Step 2: Upload the Code Script to an OBS Bucket

Log in to the Huawei Cloud console, click in the upper left corner, and choose Storage > Object Storage Service.
Upload the code script created in Step 1 to the OBS bucket. For details, see Simple Upload (PUT).
After the script is uploaded, check the uploaded script in the OBS bucket. You can select the script when creating a Ray job.
For example, upload the job script to the obs://fabric-job-test/rayJob/ray-job/RayInferDemo2 directory.

Step 3: Create an Inference Job

In the navigation pane, choose Development and Production > Jobs. Click Create Job in the upper right corner. For details, see Creating a Ray Job.

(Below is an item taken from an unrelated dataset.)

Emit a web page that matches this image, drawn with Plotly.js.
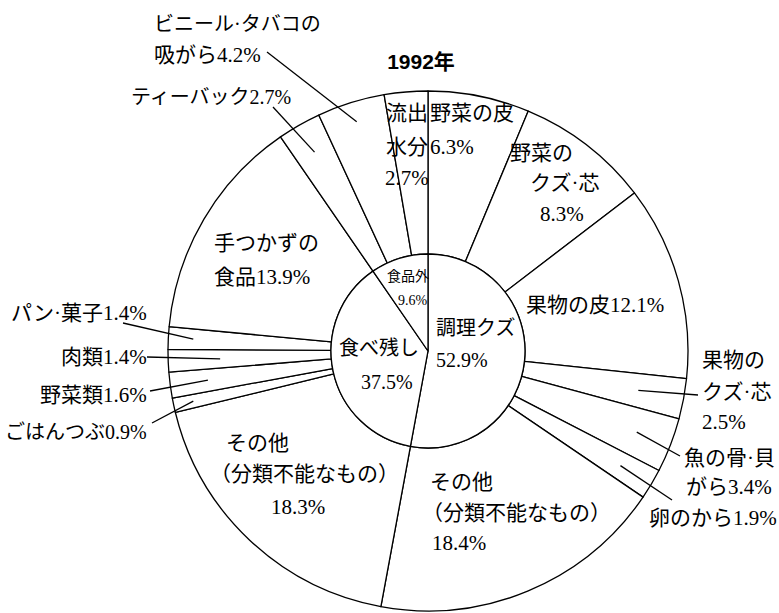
<!DOCTYPE html>
<html>
<head>
<meta charset="utf-8">
<script src="https://cdn.plot.ly/plotly-3.0.1.min.js"></script>
<style>html,body{margin:0;padding:0;background:#fff;}#chart{width:779px;height:613px;}</style>
</head>
<body>
<div id="chart"></div>
<script>
// ---- data ----
const titleText = '1992年';
const innerLabels = ['調理クズ', '食べ残し', '食品外'];
const innerValues = [52.9, 37.5, 9.6];
const outerLabels = ['野菜の皮', '野菜のクズ·芯', '果物の皮', '果物のクズ·芯', '魚の骨·貝がら', '卵のから',
  'その他（分類不能なもの）', 'その他（分類不能なもの） ', 'ごはんつぶ', '野菜類', '肉類', 'パン·菓子',
  '手つかずの食品', 'ティーバック', 'ビニール·タバコの吸がら', '流出水分'];
const outerParents = ['調理クズ', '調理クズ', '調理クズ', '調理クズ', '調理クズ', '調理クズ', '調理クズ',
  '食べ残し', '食べ残し', '食べ残し', '食べ残し', '食べ残し', '食べ残し', '食品外', '食品外', '食品外'];
const outerValues = [6.3, 8.3, 12.1, 2.5, 3.4, 1.9, 18.4, 18.3, 0.9, 1.6, 1.4, 1.4, 13.9, 2.7, 4.2, 2.7];

// ---- layout geometry (pixels) ----
const W = 779, H = 613;
const CX = 428, CY = 351, R = 260, RI = 97;
const px = x => x / W;
const py = y => 1 - y / H;
const fmt = v => v.toFixed(1) + '%';

const FONT = '"Liberation Serif", "Noto Sans CJK JP", serif';
const INK = '#000';

// text lines: [text, x, y, xanchor, size]; {n} = outer value n, {in} = inner value n
const textLines = [
  ['野菜の皮', 428, 113, 'left', 21],
  ['{0}', 428, 147, 'left', 21],
  ['野菜の', 541, 153, 'center', 21],
  ['クズ·芯', 565, 183, 'center', 21],
  ['{1}', 562, 214, 'center', 21],
  ['果物の皮{2}', 524, 305, 'left', 21],
  ['果物の', 700, 360, 'left', 21],
  ['クズ·芯', 700, 392, 'left', 21],
  ['{3}', 700, 422, 'left', 21],
  ['魚の骨·貝', 682, 458, 'left', 21],
  ['がら{4}', 684, 487, 'left', 21],
  ['卵のから{5}', 647, 518, 'left', 21],
  ['その他', 428, 482, 'left', 21],
  ['（分類不能なもの）', 420, 513, 'left', 21],
  ['{6}', 430, 543, 'left', 21],
  ['その他', 224, 443, 'left', 21],
  ['（分類不能なもの）', 304, 474, 'center', 21],
  ['{7}', 298, 507, 'center', 21],
  ['ごはんつぶ{8}', 149, 432, 'right', 20],
  ['野菜類{9}', 149, 395, 'right', 21],
  ['肉類{10}', 149, 357, 'right', 21],
  ['パン·菓子{11}', 149, 313, 'right', 21],
  ['手つかずの', 212, 243, 'left', 21],
  ['食品{12}', 212, 277, 'left', 21],
  ['ティーバック{13}', 129, 97, 'left', 20],
  ['ビニール·タバコの', 152, 24, 'left', 20],
  ['吸がら{14}', 152, 55, 'left', 21],
  ['流出', 407, 113, 'center', 21],
  ['水分', 407, 147, 'center', 21],
  ['{15}', 407, 178, 'center', 21],
  ['調理クズ', 434, 328, 'left', 20],
  ['{i0}', 434, 360, 'left', 20],
  ['食べ残し', 337, 348, 'left', 20],
  ['{i1}', 359, 382, 'left', 20],
  ['食品外', 385, 276, 'left', 14],
  ['{i2}', 396, 300, 'left', 14]
];

// leader lines: [outer slice index, radius of inner end (px), label end x, label end y]
const leaders = [
  [3, 214, 698, 395],
  [4, 224, 680, 456],
  [5, 224, 672, 500],
  [8, 240, 152, 423],
  [9, 222, 150, 391],
  [10, 208, 147, 357],
  [11, 235, 123, 323],
  [13, 229, 273, 107],
  [14, 240, 267, 52]
];

// ---- build ----
const total = outerValues.reduce((a, b) => a + b, 0);
const midAngle = [];
let cum = 0;
outerValues.forEach(v => { midAngle.push((cum + v / 2) / total * 2 * Math.PI); cum += v; });

function fill(t) {
  return t.replace(/\{i(\d+)\}/g, (m, n) => fmt(innerValues[+n]))
          .replace(/\{(\d+)\}/g, (m, n) => fmt(outerValues[+n]));
}

const annotations = textLines.map(([t, x, y, xa, s]) => ({
  text: fill(t), x: px(x), y: py(y), xref: 'paper', yref: 'paper',
  xanchor: xa, yanchor: 'middle', showarrow: false,
  font: { family: FONT, size: s, color: INK }
}));

const shapes = leaders.map(([i, rr, x2, y2]) => {
  const a = midAngle[i];
  const x1 = CX + rr * Math.sin(a), y1 = CY - rr * Math.cos(a);
  return { type: 'line', xref: 'paper', yref: 'paper',
    x0: px(x1), y0: py(y1), x1: px(x2), y1: py(y2),
    line: { color: INK, width: 1.3 } };
});

const lineStyle = { color: INK, width: 1.3 };
const outer = {
  type: 'pie', labels: outerLabels, values: outerValues, customdata: outerParents,
  sort: false, direction: 'clockwise', rotation: 0, hole: RI / R,
  textinfo: 'none', hoverinfo: 'none', showlegend: false,
  marker: { colors: outerValues.map(() => '#fff'), line: lineStyle },
  domain: { x: [px(CX - R), px(CX + R)], y: [py(CY + R), py(CY - R)] }
};
const inner = {
  type: 'pie', labels: innerLabels, values: innerValues,
  sort: false, direction: 'clockwise', rotation: 0,
  textinfo: 'none', hoverinfo: 'none', showlegend: false,
  marker: { colors: innerValues.map(() => '#fff'), line: lineStyle },
  domain: { x: [px(CX - RI), px(CX + RI)], y: [py(CY + RI), py(CY - RI)] }
};

const layout = {
  width: W, height: H,
  margin: { l: 0, r: 0, t: 0, b: 0 },
  paper_bgcolor: '#fff', plot_bgcolor: '#fff',
  title: {
    text: '<b>' + titleText + '</b>', x: px(421), xanchor: 'center',
    y: py(62), yanchor: 'middle', xref: 'paper', yref: 'paper',
    font: { family: '"Liberation Sans", "Noto Sans CJK JP", sans-serif', size: 21, color: INK }
  },
  annotations: annotations,
  shapes: shapes
};

Plotly.newPlot('chart', [outer, inner], layout, { displayModeBar: false, staticPlot: true });
</script>
</body>
</html>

**Table 1** Parameter description
Parameter	Description
Code Directory	Select the path uploaded in Step 2, for example, obs://fabric-job-test/rayJob/ray-job/RayInferDemo2.
Ray Main File	Select the main entry script of the entire job, for example, infer_client.py.
Ray Job Parameters	Enter the parameters required for executing the main entry script. For details about how to obtain the AK and SK, see Where Can I Obtain Access Keys (AK and SK)? For details about how to obtain the endpoint, see Endpoints and Domain Names. Example: -ak XXXXXXXXXXXXXXX -sk xxxxxxxxxxxxxxxx -ep obs.cn-north-7.huawei.com -dp obs://fabric-job-test/test_output/output.txt
Dependencies	Software and its version on which the Ray job depends. If there are multiple dependencies, enter them in different lines. Example: scikit-learn==1.5.2 numpy==1.19.5

Step 4: Run a Job

After the job is defined, ensure that an available Ray cluster is selected for the job. Locate the target job in the job list and click Start in the Operation column.
Locate the target job in the job list and click View Details in the Operation column. Check the job status in the Run tab.
You can view the output results in the OBS bucket path.